Reagan claims an MX funds OK

The Reagan administration may have found a way to rescue its MX missile . . . at least temporarily, Monitor correspondent Brad Knickerbocker reports.

Emerging from a meeting with congressional leaders Tuesday, the President claimed bipartisan agreement to designate funds in 1983 for building the first missiles without actually spending the money until Congress agrees on a basing mode.

In essence, assuming the full membership of both House and Senate goes along, the administration has bought itself time to convince lawmakers that the troubled MX is necessary. In return, it is showing more flexibility on the controversial dense-pack basing plan.

The House (including 50 Republicans) last week voted to cut MX production money, and many Republicans, as well as Democrats in the Senate, remain highly skeptical. House Speaker Thomas P. O'Neill Jr. (D) of Massachusetts ''wasn't a party to any compromise restoring production funds for the MX,''a spokesman said Tuesday.

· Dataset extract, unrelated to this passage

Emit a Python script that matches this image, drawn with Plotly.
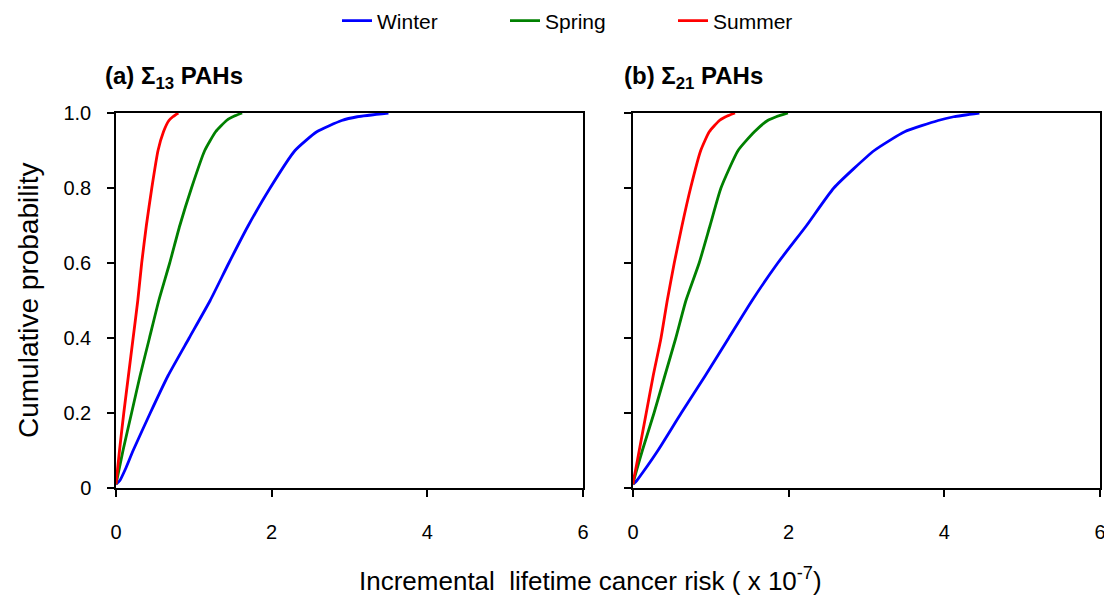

What is likely to follow is a period of White House-Capitol Hill negotiation just as difficult as arms limitation talks with the Soviet Union. The administration's case was not helped last week when it was disclosed that three of the five top military officers making up the Joint Chiefs of Staff do not approve of dense pack.

Congress in recent years has allowed the Pentagon to spend $4.5 billion on MX research and development and has allocated $2.5 billion for the coming year. But questions are increasingly being asked about the survivability of a land-based missile and the sanctity of the strategic triad.

Such questions will surely be pressed during the administration's ''window of opportunity'' for saving the MX. So while the missile may continue to survive the budget-cutters' ax, it is far from firmly rooted.